### DESCRIPTION OF THE TASK
Reproduce from the records below, with no pictures, exactly the lines between the one containing "Output the web" and the one containing "0.217, 0.36, 0.217];", inclusive.

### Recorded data
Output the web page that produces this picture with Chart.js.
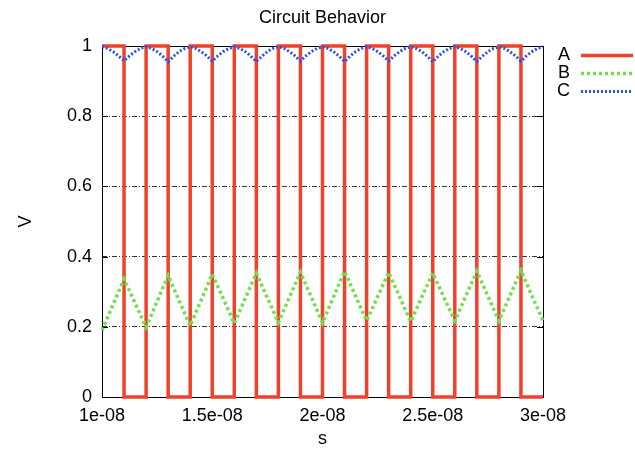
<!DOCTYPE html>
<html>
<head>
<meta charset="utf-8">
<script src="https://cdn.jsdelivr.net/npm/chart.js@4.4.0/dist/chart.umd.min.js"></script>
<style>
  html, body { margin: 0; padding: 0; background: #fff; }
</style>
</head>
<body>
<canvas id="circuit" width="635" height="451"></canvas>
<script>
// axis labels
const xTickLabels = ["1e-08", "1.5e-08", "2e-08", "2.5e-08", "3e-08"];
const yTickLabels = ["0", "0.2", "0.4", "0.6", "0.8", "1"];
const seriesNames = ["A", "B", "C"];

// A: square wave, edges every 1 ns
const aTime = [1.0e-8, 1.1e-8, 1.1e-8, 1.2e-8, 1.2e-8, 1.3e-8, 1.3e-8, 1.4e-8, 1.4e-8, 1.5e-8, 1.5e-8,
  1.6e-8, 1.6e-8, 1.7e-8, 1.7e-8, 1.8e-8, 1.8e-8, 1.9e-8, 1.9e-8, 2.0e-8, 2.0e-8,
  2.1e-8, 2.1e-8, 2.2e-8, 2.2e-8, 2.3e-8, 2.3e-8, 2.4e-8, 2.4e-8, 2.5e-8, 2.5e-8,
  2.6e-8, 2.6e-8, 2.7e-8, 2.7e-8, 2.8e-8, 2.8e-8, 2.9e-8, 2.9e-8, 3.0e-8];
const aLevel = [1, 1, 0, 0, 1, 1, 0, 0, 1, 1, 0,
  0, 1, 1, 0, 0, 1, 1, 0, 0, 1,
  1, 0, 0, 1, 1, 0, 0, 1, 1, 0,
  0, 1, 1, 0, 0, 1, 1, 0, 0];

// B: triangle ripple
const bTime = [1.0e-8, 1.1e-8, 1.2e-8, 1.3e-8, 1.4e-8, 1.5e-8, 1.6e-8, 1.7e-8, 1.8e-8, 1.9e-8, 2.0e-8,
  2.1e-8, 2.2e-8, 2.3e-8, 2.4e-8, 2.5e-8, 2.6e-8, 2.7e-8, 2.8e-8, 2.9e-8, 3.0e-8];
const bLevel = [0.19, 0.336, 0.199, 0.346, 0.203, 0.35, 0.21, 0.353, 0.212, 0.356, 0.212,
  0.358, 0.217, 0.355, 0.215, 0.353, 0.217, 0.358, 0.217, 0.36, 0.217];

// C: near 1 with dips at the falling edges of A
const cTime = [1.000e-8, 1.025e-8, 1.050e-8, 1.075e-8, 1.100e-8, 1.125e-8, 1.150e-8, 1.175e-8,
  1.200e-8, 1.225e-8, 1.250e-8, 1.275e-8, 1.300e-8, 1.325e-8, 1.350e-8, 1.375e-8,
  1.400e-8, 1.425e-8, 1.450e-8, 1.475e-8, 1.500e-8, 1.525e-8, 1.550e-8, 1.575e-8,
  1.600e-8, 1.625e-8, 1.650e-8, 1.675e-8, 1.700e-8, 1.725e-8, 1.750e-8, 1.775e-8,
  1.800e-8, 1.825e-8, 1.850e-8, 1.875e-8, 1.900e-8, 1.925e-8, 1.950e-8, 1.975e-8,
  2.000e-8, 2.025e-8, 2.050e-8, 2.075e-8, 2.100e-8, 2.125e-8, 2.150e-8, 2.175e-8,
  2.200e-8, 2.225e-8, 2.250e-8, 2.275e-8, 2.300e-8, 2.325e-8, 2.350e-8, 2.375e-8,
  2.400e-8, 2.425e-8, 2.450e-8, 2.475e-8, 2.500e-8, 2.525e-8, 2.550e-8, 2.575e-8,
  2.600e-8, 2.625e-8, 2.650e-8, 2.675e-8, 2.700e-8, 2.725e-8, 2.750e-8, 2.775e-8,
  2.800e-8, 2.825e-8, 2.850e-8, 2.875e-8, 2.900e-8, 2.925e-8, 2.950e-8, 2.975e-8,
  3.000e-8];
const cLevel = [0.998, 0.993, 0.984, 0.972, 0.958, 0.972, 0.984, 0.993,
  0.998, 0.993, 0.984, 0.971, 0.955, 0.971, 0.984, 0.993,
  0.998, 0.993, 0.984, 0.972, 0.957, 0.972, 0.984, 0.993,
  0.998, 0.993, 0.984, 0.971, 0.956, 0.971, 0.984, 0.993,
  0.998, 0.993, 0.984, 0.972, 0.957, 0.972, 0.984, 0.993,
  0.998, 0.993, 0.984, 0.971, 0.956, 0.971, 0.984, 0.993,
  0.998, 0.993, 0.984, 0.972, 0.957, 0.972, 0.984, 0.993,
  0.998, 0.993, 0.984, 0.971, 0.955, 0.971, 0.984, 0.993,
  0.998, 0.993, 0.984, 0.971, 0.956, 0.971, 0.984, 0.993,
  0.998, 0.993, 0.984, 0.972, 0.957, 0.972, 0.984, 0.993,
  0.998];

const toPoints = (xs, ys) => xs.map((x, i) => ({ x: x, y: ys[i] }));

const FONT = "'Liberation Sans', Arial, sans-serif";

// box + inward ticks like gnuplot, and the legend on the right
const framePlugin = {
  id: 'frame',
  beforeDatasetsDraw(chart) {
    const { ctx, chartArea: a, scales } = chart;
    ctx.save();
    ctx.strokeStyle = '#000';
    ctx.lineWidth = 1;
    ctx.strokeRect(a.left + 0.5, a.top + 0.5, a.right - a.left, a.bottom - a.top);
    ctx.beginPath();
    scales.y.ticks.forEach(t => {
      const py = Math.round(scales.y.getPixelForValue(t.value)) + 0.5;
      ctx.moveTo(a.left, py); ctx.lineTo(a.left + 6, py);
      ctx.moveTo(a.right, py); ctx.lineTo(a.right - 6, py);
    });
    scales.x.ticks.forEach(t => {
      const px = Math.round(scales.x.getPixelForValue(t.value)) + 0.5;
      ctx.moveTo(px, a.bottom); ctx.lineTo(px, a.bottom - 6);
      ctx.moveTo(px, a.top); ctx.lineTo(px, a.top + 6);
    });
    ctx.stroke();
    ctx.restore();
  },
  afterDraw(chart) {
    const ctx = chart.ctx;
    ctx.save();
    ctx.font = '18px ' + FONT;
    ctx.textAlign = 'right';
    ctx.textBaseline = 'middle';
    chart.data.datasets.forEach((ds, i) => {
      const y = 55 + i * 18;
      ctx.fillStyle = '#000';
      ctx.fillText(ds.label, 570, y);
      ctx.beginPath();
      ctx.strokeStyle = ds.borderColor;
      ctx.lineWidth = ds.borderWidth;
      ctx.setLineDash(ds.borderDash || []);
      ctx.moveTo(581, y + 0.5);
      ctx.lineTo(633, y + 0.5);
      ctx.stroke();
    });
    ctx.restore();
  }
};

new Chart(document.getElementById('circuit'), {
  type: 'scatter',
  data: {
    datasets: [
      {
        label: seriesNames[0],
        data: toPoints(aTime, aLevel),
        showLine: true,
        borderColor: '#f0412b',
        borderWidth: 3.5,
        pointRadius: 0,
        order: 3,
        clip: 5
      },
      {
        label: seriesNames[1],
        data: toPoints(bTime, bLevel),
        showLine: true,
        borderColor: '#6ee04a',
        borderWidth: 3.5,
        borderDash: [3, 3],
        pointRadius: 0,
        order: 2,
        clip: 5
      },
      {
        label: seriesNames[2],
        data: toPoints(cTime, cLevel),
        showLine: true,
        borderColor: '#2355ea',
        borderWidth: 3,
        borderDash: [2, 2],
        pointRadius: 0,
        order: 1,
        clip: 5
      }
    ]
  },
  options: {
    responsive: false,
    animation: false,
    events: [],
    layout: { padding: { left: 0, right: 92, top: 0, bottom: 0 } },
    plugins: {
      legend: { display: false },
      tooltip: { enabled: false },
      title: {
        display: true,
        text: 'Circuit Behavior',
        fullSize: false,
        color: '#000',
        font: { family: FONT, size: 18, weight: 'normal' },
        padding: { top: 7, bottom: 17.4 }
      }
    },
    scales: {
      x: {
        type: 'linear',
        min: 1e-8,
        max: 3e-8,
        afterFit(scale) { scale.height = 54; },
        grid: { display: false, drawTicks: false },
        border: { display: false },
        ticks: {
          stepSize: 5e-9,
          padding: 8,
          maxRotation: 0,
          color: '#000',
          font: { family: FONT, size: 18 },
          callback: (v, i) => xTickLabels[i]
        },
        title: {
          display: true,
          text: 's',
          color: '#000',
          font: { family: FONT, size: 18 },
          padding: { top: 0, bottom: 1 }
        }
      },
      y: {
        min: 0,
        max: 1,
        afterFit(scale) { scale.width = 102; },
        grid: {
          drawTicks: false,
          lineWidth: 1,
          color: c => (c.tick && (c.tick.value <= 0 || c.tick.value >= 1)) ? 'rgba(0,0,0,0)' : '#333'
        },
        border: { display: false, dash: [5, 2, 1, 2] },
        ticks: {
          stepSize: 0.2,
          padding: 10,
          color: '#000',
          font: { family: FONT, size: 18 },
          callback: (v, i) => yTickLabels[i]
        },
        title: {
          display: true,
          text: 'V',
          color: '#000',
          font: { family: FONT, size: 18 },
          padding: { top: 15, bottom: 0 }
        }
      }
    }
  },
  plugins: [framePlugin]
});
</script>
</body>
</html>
--
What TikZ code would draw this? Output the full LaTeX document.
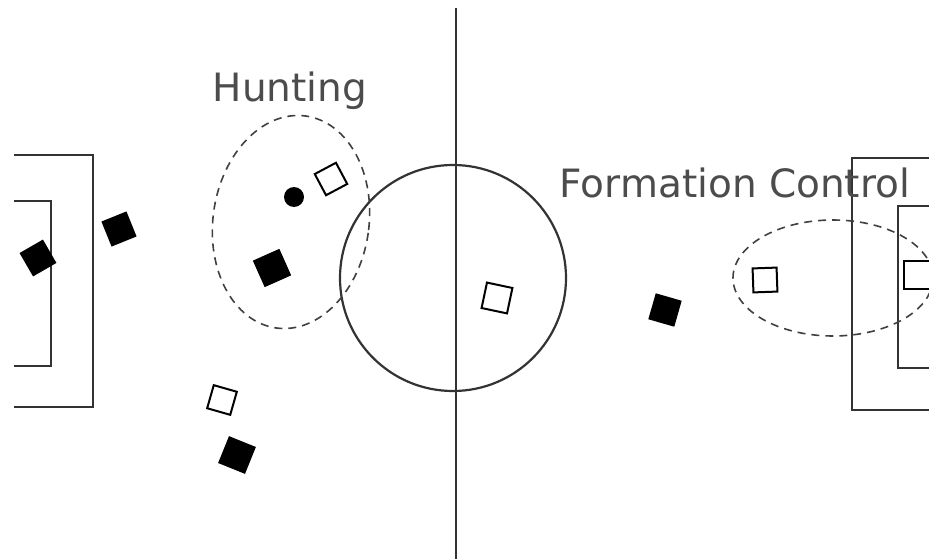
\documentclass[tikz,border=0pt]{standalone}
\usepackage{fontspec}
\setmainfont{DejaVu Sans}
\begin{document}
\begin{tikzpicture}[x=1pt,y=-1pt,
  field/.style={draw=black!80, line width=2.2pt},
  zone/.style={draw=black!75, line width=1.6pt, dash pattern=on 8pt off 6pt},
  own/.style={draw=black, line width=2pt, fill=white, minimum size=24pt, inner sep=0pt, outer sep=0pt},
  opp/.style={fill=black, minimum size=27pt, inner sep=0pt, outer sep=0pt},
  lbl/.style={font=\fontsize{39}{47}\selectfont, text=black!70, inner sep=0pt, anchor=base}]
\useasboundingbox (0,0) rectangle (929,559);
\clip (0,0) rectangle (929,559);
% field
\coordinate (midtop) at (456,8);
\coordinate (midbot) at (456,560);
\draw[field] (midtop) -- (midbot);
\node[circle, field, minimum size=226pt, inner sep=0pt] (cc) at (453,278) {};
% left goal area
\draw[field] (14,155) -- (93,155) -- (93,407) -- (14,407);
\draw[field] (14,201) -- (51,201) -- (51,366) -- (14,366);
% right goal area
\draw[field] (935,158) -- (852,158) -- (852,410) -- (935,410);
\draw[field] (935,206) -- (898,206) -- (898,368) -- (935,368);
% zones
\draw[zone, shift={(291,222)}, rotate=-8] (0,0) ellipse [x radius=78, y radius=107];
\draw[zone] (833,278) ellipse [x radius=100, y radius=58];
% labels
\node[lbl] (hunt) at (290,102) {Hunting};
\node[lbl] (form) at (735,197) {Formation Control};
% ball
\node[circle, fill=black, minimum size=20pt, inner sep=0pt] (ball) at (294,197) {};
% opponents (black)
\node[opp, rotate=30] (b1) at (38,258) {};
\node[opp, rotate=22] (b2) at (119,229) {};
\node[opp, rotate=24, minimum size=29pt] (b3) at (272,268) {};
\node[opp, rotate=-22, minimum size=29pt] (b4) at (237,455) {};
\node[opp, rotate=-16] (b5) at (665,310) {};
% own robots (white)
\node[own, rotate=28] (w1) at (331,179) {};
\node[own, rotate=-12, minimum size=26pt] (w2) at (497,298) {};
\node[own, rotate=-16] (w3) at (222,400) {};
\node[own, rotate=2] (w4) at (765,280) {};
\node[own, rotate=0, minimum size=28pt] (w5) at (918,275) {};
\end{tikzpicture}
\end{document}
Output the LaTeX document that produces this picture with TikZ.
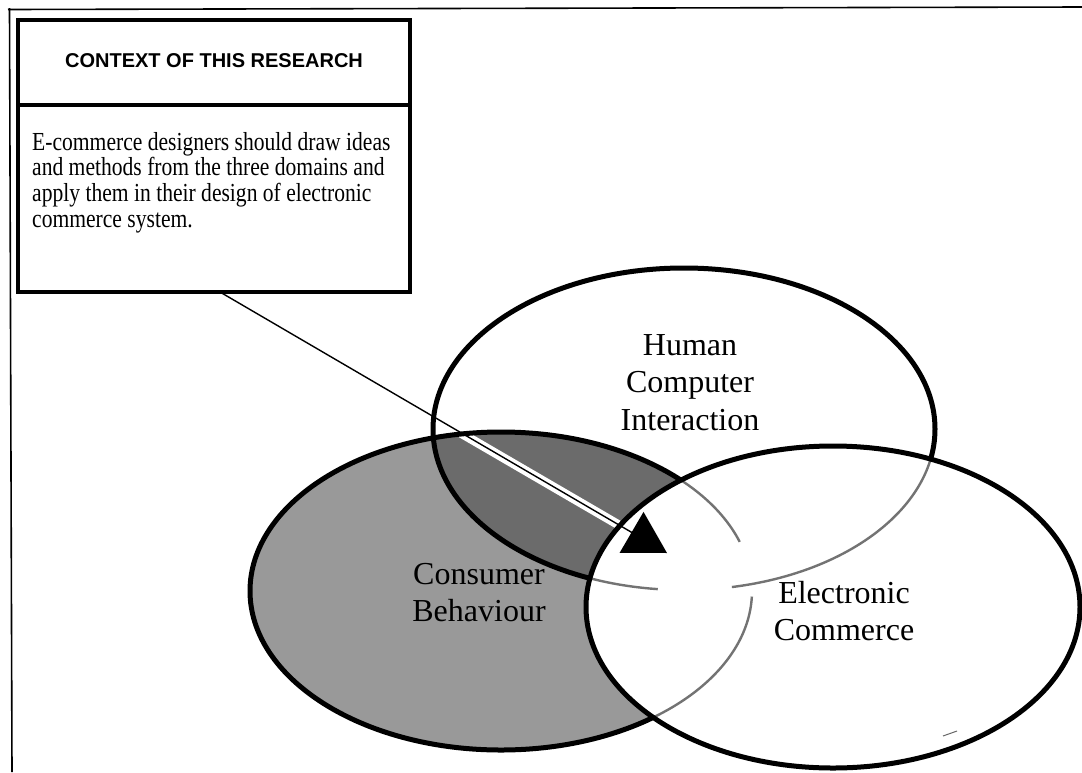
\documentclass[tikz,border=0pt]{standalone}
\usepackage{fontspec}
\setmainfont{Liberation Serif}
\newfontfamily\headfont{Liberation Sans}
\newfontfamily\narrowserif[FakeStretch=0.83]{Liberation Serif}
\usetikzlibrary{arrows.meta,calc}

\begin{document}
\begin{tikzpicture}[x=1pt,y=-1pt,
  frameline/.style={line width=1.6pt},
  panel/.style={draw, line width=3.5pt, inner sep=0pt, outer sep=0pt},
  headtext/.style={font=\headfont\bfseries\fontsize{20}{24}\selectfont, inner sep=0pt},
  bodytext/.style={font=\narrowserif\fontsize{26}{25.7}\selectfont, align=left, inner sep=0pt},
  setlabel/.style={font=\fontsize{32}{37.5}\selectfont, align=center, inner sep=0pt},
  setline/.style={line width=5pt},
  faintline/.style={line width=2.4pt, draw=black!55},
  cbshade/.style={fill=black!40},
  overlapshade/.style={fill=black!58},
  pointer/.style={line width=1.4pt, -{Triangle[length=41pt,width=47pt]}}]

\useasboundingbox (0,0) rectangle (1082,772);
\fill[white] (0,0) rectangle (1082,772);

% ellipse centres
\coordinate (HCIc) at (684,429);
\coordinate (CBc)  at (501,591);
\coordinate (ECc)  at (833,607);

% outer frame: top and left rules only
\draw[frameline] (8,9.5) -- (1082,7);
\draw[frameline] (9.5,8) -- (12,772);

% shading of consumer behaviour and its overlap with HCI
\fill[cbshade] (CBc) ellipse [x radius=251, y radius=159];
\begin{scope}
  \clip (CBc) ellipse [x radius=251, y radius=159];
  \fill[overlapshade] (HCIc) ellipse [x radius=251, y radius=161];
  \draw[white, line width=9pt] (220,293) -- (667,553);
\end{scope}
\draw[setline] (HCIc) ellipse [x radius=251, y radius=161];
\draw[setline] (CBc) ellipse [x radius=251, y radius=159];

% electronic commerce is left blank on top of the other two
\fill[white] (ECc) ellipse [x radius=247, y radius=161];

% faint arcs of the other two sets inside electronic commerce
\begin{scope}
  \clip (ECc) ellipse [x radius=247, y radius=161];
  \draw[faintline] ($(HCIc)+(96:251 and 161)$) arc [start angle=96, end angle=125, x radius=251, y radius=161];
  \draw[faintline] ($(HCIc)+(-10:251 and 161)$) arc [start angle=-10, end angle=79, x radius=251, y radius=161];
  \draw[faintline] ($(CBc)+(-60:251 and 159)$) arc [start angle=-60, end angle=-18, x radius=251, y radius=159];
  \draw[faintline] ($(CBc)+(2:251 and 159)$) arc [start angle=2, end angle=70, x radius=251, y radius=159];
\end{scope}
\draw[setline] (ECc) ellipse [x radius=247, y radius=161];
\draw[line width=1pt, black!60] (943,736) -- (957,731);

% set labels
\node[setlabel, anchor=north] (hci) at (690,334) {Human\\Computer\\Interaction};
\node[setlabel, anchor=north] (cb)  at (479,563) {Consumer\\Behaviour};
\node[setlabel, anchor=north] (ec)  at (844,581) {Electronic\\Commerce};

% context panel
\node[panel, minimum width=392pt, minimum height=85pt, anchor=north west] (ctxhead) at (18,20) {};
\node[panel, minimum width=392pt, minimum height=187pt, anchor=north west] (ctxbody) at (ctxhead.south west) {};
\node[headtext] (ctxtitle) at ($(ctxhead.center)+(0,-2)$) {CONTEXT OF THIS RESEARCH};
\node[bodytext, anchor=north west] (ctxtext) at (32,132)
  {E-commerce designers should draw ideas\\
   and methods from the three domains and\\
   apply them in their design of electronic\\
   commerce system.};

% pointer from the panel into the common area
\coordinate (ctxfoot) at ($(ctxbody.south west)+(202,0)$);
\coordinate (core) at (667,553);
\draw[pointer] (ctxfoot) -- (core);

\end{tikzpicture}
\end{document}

### TASK ANSWER
Output the web page that produces this picture with Chart.js.
<!DOCTYPE html>
<html>
<head>
<meta charset="utf-8">
<script src="https://cdn.jsdelivr.net/npm/chart.js@4.4.0/dist/chart.umd.min.js"></script>
<style>
  html, body { margin: 0; padding: 0; background: #fff; }
</style>
</head>
<body>
<canvas id="circuit" width="635" height="451"></canvas>
<script>
// axis labels
const xTickLabels = ["1e-08", "1.5e-08", "2e-08", "2.5e-08", "3e-08"];
const yTickLabels = ["0", "0.2", "0.4", "0.6", "0.8", "1"];
const seriesNames = ["A", "B", "C"];

// A: square wave, edges every 1 ns
const aTime = [1.0e-8, 1.1e-8, 1.1e-8, 1.2e-8, 1.2e-8, 1.3e-8, 1.3e-8, 1.4e-8, 1.4e-8, 1.5e-8, 1.5e-8,
  1.6e-8, 1.6e-8, 1.7e-8, 1.7e-8, 1.8e-8, 1.8e-8, 1.9e-8, 1.9e-8, 2.0e-8, 2.0e-8,
  2.1e-8, 2.1e-8, 2.2e-8, 2.2e-8, 2.3e-8, 2.3e-8, 2.4e-8, 2.4e-8, 2.5e-8, 2.5e-8,
  2.6e-8, 2.6e-8, 2.7e-8, 2.7e-8, 2.8e-8, 2.8e-8, 2.9e-8, 2.9e-8, 3.0e-8];
const aLevel = [1, 1, 0, 0, 1, 1, 0, 0, 1, 1, 0,
  0, 1, 1, 0, 0, 1, 1, 0, 0, 1,
  1, 0, 0, 1, 1, 0, 0, 1, 1, 0,
  0, 1, 1, 0, 0, 1, 1, 0, 0];

// B: triangle ripple
const bTime = [1.0e-8, 1.1e-8, 1.2e-8, 1.3e-8, 1.4e-8, 1.5e-8, 1.6e-8, 1.7e-8, 1.8e-8, 1.9e-8, 2.0e-8,
  2.1e-8, 2.2e-8, 2.3e-8, 2.4e-8, 2.5e-8, 2.6e-8, 2.7e-8, 2.8e-8, 2.9e-8, 3.0e-8];
const bLevel = [0.19, 0.336, 0.199, 0.346, 0.203, 0.35, 0.21, 0.353, 0.212, 0.356, 0.212,
  0.358, 0.217, 0.355, 0.215, 0.353, 0.217, 0.358, 0.217, 0.36, 0.217];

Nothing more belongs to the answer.